* [Exercise task]: Select every line containing the word "this" from the material, and copy those lines.

┄┄┄┄┄┄

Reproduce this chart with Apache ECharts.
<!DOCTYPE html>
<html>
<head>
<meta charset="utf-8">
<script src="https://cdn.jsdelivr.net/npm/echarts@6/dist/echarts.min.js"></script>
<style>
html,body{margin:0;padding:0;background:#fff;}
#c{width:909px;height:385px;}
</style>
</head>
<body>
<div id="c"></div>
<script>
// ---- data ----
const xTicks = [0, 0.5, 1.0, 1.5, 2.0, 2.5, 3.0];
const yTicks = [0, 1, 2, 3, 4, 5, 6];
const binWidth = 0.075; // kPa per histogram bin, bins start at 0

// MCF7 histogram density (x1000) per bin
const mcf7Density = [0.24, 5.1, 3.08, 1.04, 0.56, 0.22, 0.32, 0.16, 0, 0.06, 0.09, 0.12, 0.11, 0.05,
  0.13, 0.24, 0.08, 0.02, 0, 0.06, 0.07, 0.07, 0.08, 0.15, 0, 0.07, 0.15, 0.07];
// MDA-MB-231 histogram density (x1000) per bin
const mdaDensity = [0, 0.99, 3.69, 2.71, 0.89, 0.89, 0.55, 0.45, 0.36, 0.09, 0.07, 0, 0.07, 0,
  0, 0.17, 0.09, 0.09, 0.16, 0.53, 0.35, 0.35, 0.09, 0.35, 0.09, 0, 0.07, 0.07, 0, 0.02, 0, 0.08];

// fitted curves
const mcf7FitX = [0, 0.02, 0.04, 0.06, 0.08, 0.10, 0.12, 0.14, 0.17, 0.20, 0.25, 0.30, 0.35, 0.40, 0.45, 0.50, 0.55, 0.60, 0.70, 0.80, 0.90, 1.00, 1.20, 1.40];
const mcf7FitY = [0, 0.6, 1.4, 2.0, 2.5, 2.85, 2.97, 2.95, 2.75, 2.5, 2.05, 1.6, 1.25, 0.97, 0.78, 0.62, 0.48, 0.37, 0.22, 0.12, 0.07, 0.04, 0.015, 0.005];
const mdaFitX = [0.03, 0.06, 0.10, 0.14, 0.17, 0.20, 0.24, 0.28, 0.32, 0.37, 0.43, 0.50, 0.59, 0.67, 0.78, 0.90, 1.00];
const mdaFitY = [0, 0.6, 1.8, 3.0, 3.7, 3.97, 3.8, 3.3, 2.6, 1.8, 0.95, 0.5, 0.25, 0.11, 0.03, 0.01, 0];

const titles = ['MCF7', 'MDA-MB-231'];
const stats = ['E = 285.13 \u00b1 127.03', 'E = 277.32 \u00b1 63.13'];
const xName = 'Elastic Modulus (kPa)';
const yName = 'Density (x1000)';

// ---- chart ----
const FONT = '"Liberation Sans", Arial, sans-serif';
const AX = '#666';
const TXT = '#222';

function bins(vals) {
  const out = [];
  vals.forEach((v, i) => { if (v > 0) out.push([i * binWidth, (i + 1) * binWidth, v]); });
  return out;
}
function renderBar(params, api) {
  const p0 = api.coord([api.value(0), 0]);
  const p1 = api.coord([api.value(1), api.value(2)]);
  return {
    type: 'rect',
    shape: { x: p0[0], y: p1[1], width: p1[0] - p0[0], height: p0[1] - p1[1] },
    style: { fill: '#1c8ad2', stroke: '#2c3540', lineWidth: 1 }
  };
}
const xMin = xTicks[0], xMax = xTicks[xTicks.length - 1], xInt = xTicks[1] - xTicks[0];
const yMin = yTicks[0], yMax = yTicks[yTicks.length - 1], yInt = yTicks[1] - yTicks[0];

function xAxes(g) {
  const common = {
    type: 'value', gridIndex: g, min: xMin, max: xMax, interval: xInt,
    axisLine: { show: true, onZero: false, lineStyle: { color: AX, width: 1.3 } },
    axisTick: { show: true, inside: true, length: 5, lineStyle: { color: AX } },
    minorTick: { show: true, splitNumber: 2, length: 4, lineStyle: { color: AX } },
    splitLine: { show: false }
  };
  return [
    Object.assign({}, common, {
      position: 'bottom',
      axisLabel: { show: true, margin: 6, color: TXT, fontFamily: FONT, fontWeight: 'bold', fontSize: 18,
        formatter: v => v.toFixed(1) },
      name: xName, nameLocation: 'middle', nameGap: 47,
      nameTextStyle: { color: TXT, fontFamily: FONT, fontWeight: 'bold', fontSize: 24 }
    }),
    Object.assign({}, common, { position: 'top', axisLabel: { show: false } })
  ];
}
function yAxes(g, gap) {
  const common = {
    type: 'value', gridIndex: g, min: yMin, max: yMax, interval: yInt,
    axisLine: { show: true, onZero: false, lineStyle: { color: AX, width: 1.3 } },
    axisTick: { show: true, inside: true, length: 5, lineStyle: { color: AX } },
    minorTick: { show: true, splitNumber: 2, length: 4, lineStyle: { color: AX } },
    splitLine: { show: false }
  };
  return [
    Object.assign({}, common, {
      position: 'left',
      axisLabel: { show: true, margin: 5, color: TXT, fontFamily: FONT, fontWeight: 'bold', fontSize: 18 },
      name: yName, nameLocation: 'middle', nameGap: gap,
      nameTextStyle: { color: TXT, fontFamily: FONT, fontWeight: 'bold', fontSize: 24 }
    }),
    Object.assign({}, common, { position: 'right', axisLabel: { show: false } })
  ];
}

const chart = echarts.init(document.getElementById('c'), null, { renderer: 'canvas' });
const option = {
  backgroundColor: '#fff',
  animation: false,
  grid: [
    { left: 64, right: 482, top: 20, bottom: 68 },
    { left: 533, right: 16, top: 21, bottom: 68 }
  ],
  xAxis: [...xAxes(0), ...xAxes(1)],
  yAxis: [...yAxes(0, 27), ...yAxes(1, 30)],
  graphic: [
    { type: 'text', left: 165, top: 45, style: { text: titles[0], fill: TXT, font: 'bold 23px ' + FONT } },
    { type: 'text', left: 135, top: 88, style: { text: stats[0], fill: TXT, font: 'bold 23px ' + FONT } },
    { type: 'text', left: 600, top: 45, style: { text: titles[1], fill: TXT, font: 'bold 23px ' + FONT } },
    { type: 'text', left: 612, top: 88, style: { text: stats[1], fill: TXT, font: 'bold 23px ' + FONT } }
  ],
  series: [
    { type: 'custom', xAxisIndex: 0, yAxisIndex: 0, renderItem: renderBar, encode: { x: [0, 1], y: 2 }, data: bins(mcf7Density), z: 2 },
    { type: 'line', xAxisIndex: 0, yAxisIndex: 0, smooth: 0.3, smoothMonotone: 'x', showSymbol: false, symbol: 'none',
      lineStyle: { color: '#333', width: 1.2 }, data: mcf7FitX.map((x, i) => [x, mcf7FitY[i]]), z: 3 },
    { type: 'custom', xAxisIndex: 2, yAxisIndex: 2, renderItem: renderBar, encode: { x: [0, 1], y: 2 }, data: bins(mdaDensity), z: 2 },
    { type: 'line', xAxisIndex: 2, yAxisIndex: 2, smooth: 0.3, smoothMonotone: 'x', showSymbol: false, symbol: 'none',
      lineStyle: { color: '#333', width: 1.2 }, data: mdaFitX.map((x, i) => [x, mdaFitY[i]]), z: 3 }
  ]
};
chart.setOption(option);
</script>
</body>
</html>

┄┄┄┄┄┄

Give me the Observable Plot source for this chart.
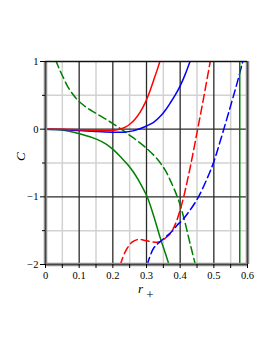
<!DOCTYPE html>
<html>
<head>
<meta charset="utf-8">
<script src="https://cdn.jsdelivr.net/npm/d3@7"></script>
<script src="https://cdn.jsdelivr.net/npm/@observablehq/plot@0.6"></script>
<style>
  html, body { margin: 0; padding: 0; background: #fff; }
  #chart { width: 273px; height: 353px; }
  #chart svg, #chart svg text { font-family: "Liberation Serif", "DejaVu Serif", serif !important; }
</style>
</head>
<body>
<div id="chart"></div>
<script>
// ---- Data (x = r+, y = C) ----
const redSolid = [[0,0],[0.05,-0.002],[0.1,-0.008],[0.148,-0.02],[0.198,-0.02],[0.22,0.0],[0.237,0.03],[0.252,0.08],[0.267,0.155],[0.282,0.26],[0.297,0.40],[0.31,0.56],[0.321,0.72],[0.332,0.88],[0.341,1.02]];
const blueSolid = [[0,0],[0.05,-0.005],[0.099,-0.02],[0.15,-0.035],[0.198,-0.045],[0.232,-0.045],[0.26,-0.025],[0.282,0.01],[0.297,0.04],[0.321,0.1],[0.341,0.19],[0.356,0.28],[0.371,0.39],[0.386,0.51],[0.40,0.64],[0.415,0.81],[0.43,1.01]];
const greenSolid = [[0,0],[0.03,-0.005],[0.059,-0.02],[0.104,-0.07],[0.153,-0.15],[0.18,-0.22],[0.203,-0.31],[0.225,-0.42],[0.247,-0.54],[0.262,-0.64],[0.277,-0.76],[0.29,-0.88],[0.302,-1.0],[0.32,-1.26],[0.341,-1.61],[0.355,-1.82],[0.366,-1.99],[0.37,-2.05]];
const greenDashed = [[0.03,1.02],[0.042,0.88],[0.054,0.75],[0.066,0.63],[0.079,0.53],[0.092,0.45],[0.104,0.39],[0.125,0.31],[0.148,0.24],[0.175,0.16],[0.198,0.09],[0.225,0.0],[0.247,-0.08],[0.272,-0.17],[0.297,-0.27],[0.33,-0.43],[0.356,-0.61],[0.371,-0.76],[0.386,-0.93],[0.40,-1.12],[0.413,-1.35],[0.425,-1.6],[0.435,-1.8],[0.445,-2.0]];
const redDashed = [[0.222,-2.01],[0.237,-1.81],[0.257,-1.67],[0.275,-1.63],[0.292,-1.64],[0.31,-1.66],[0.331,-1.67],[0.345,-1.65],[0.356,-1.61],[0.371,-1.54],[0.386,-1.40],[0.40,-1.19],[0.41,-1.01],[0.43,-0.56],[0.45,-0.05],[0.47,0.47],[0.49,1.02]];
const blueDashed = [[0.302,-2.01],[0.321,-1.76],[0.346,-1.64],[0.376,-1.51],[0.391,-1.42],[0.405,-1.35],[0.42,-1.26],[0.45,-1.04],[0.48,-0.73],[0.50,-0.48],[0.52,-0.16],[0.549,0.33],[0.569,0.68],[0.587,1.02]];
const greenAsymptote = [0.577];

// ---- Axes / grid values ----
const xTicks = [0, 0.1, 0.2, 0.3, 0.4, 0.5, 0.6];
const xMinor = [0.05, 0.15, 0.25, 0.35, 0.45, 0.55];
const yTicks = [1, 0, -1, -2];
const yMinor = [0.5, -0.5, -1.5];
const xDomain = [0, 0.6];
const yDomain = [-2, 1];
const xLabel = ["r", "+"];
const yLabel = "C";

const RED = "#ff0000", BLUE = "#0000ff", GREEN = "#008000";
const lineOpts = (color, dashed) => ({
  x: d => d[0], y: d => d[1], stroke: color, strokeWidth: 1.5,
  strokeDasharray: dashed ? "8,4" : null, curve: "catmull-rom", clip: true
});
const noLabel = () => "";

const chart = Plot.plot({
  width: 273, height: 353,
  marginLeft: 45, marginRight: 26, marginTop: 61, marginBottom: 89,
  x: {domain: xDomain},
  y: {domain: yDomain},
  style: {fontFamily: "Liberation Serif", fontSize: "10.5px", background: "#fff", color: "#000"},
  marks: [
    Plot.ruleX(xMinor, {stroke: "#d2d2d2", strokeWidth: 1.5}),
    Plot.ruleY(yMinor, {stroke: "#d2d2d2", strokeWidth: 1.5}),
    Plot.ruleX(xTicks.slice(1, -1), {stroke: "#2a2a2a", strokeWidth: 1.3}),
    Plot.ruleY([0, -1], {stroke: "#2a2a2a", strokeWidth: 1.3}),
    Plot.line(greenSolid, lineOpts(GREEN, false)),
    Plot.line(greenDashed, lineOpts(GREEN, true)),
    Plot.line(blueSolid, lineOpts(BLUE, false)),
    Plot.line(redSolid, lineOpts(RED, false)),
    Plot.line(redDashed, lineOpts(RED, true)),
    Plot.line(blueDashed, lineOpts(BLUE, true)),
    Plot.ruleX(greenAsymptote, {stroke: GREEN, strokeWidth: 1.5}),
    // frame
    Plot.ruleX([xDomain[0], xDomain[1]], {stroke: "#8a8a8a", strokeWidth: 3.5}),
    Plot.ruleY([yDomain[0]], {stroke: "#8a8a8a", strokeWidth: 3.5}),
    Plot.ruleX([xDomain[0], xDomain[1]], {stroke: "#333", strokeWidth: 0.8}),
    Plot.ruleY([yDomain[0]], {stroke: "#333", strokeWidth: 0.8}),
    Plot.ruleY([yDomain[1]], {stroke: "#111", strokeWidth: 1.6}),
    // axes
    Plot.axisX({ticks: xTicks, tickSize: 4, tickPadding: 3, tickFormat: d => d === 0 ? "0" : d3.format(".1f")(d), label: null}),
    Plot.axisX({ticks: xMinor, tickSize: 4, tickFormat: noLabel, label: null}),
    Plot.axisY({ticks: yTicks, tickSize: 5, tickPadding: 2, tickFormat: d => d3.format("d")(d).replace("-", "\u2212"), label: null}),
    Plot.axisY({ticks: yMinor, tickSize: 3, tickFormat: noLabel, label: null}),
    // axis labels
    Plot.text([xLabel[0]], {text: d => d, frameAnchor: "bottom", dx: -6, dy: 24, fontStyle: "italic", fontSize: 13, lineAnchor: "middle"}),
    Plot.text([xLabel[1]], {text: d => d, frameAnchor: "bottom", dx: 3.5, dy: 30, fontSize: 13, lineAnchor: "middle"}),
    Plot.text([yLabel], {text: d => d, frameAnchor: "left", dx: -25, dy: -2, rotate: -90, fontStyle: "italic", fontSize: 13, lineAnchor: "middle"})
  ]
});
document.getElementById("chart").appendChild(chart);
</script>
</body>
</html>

┄┄┄┄┄┄

* [Answer to the task]:
Reproduce this chart with Apache ECharts.
Give me the Observable Plot source for this chart.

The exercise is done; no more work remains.